Os meus retalhos nº 39

Não me gabando que até podia parecer mal, sempre foui considerado um bom cirurgião do hospital. Minhas mãos firmes e a calma diante da pressão eram conhecidas entre colegas e pacientes, assim como um certo mau feitio derivado da concentração e disponibilidade total para o instante cirúrgico. Durante anos, acumulou sucessos e salvou inúmeras vidas. Mas na verdade também com fracassos e com a impotência pela hora tardia a que a doença havia chegado às suas mãos.

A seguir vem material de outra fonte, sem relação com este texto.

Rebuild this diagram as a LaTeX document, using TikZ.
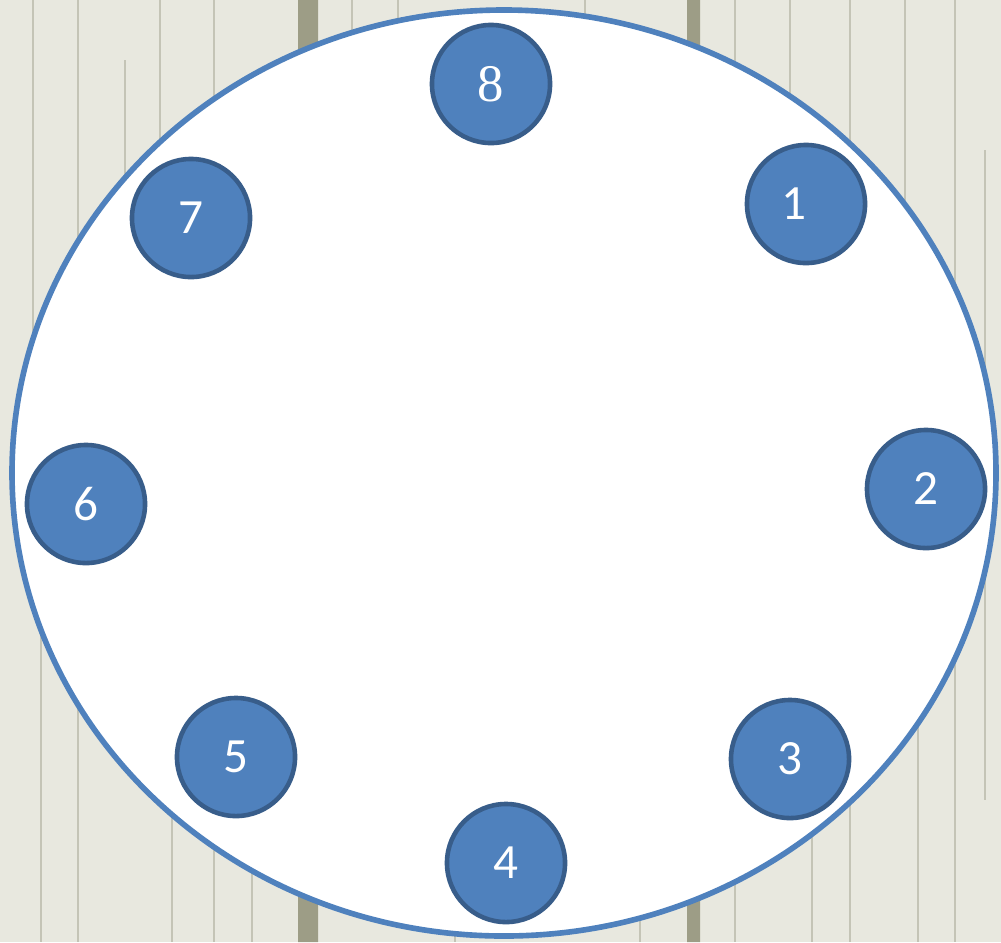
\documentclass[tikz,border=0pt]{standalone}
\usepackage{fontspec}
\setmainfont{Carlito}
\newfontfamily\numserif{Liberation Serif}
\usepackage{xcolor}
\usepackage{tikz}
\definecolor{woodbg}{HTML}{E8E8DF}
\definecolor{woodgap}{HTML}{9D9D86}
\definecolor{woodline}{HTML}{C4C4B6}
\definecolor{ringblue}{HTML}{4F81BD}
\definecolor{seatedge}{HTML}{385D8A}

\begin{document}
\begin{tikzpicture}[x=0.01cm,y=-0.01cm,
  seat/.style={circle,draw=seatedge,line width=1.3pt,fill=ringblue,minimum size=1.18cm,inner sep=0pt,text=white,font=\fontsize{14}{16}\selectfont}]
\useasboundingbox(0,0)rectangle(1001,942);
\fill[woodbg](0,0)rectangle(1001,942);
\fill[woodgap](298,0)rectangle(318,942)
(687,0)rectangle(700,942);
\foreach \gx/\ya/\yb in {33/0/420,41/500/942,78/0/942,125/60/700,160/0/330,172/380/942,214/0/942,252/120/942,
  352/0/200,398/0/120,455/880/942,585/0/60,640/880/942,735/0/942,790/0/500,812/520/942,850/0/942,
  905/0/380,918/430/942,955/0/942,985/150/800}
  \draw[woodline,line width=0.4pt](\gx,\ya)--(\gx,\yb);
\draw[ringblue,line width=1.6pt,fill=white](504,473)ellipse[x radius=492,y radius=463];
\node[seat](s1)at(806,204){\hspace*{-0.24cm}1};
\node[seat](s2)at(926,489){2};
\node[seat](s3)at(790,759){3};
\node[seat](s4)at(506,863){4};
\node[seat](s5)at(236,757){5};
\node[seat](s6)at(86,504){6};
\node[seat](s7)at(191,218){7};
\node[seat,font=\numserif\fontsize{15}{17}\selectfont](s8)at(491,84){8};
\end{tikzpicture}
\end{document}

Mas uma noite, após horas seguidas de urgência, foi chamado para uma cirurgia de emergência. O paciente tinha uma hemorragia interna grave. Entrei na sala confiante, como sempre, mas o cansaço nublava o raciocínio. Um pequeno detalhe, imperceptível, que me passou despercebido - no caminho para o bloco o paciente havia feito uma paragem cardio-respiratória. O que não me fora transmitido. Pequeno detalhe de comunicação, grande detalhe na intervenção

A cirurgia não terminou como esperava. Apesar de todos os esforços da equipe, o paciente não resistiu intra cirurgia..

Nos dias seguintes, fechei-me em silêncio. Pela primeira vez na minha carreira, senti o peso esmagador do fracasso. A pergunta não o deixava em paz: “E se eu tivesse sabido daquele detalhe a tempo?”

Mas, em vez de desistir, decidi encarar o erro. Voltei a estudar, revi protocolos, conversei com colegas, e, sobretudo, passou a ouvir com mais humildade as vozes ao seu redor. Descobriu que, embora os cirurgiões sejam treinados para buscar a perfeição, também são humanos.

Anos depois, com novos sucessos acumulados, contava essa história para os jovens internos, sempre concluindo:

— O fracasso dói. Mas, se aprenderes com ele, podes salvar muitas vidas que ainda estão por vir.